Provider of constants.

Once I had an idea to rent an office building, fill it with cubicles, and call it a writing job. It would have "employees" who had a set schedule, as close to a normal work schedule as possible, and they would have to dress up like they're going to work and then sit and write. There would be two basic tasks: Writing and editing. Treat the art of creation like a job. If it helps, create some small menial meaningless work that they have to accomplish each day as well, so they can feel like the time they spend writing is "stolen". Fight the power.

Even have meetings, which would be short lectures and PowerPoints about obscure literary topics, grammar, philosophies, really specialized knowledge that might mean something to somebody in the room, even if it that person isn't you. Like normal work meetings.

Oh, and vague threats about getting your pages in.

Ha, and no internet! Not for everybody. One person will have the internet, and people will have to get up and go ask them to use it.

I'm not sure what to do about phones. They connect people too much. Writing requires the terror-sweat of isolation much of the time. Yeah, that's what I'll do. Set phones to emergency calls only, and they can use them on their breaks and their lunch.

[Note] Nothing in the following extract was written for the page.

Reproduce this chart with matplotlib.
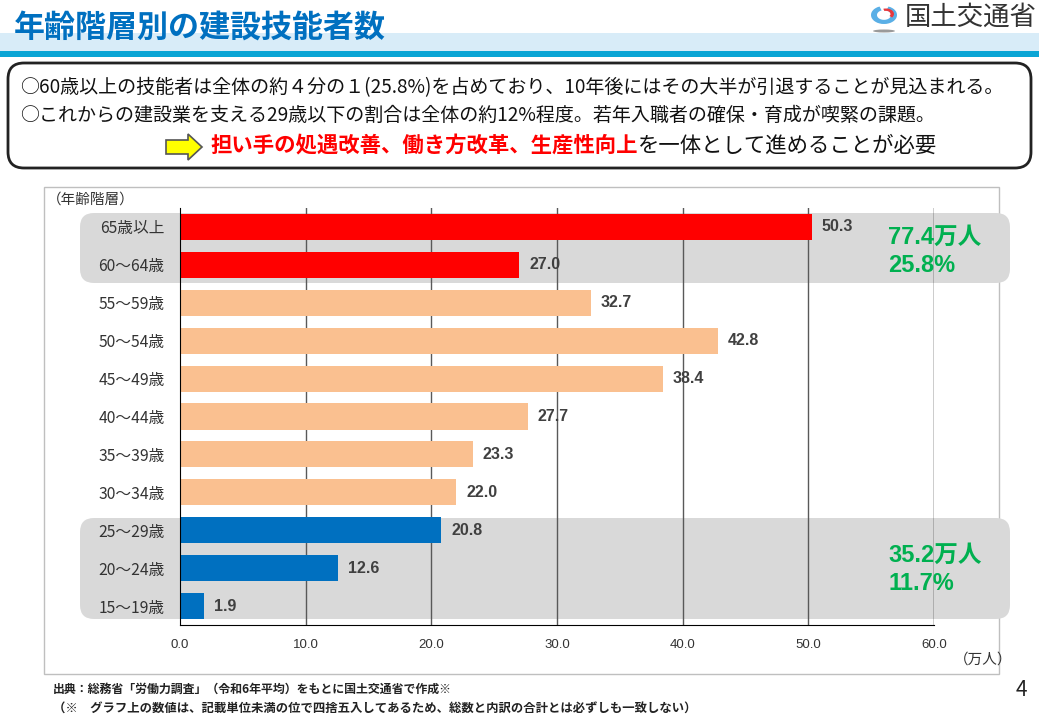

I think I'll throw in occasional projects, like "compose a poem in iambic pentameter" or "write a short screenplay", so that everyone can get good at writing in different forms. There will be Skill Certificates of Merit once someone becomes proficient in a certain form. "Oh, you'll have to ask Jerry; he knows how to do Petrarchan sonnets."

I don't think I could pay people, not exactly, because paying people for something they're supposed to enjoy can interfere with their passion for it. I think it needs to be like Youtube, where the more work and the higher quality being produced starts to create a stream of revenue, one that can't be attributed to any one thing necessarily. Creating a mindset of a body of work, that is also banked to create a return.

That's roughly my idea. But I'm not independently wealthy so I can't do it, not yet. I may have to get creative.